┌──

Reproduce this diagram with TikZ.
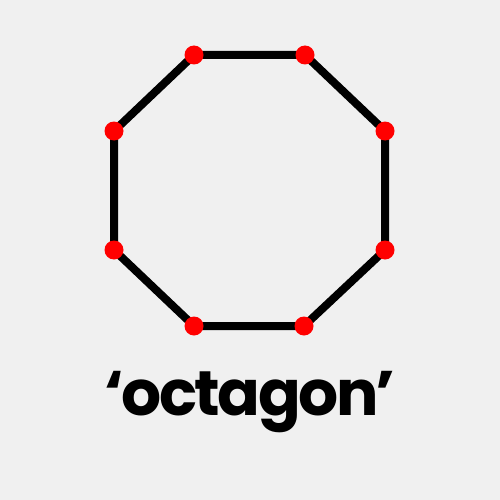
\documentclass[tikz,border=0pt]{standalone}
\usepackage{fontspec}
\setmainfont{Poppins}
\newfontfamily\labelfont[LetterSpace=-4]{Poppins}
\definecolor{bg}{RGB}{240,240,240}
\definecolor{dotred}{RGB}{255,0,0}
\begin{document}
\begin{tikzpicture}[x=1pt,y=-1pt,
  edge/.style={line width=8pt,line cap=round,line join=round},
  vtx/.style={circle,fill=dotred,inner sep=0pt,minimum size=19pt}]
\fill[bg] (0,0) rectangle (500,500);
\useasboundingbox (0,0) rectangle (500,500);
\coordinate (a) at (194,55);
\coordinate (b) at (305,55);
\coordinate (c) at (385,131);
\coordinate (d) at (385,250);
\coordinate (e) at (304,326);
\coordinate (f) at (194,326);
\coordinate (g) at (114,250);
\coordinate (h) at (114,131);
\draw[edge] (a) -- (b) -- (c) -- (d) -- (e) -- (f) -- (g) -- (h) -- cycle;
\foreach \v in {a,b,c,d,e,f,g,h}
  \node[vtx] (\v dot) at (\v) {};
\node[anchor=base,inner sep=0pt,font=\labelfont\fontsize{63}{70}\selectfont\bfseries] (t) at (250,415) {‘octagon’};
\end{tikzpicture}
\end{document}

└──

STATED PROBLEM » Restate the data above word for word. Skip every picture.

FULL OUTPUT »
Reproduce this diagram with TikZ.
\documentclass[tikz,border=0pt]{standalone}
\usepackage{fontspec}
\setmainfont{Poppins}
\newfontfamily\labelfont[LetterSpace=-4]{Poppins}
\definecolor{bg}{RGB}{240,240,240}
\definecolor{dotred}{RGB}{255,0,0}
\begin{document}
\begin{tikzpicture}[x=1pt,y=-1pt,
  edge/.style={line width=8pt,line cap=round,line join=round},
  vtx/.style={circle,fill=dotred,inner sep=0pt,minimum size=19pt}]
\fill[bg] (0,0) rectangle (500,500);
\useasboundingbox (0,0) rectangle (500,500);
\coordinate (a) at (194,55);
\coordinate (b) at (305,55);
\coordinate (c) at (385,131);
\coordinate (d) at (385,250);
\coordinate (e) at (304,326);
\coordinate (f) at (194,326);
\coordinate (g) at (114,250);
\coordinate (h) at (114,131);
\draw[edge] (a) -- (b) -- (c) -- (d) -- (e) -- (f) -- (g) -- (h) -- cycle;
\foreach \v in {a,b,c,d,e,f,g,h}
  \node[vtx] (\v dot) at (\v) {};
\node[anchor=base,inner sep=0pt,font=\labelfont\fontsize{63}{70}\selectfont\bfseries] (t) at (250,415) {‘octagon’};
\end{tikzpicture}
\end{document}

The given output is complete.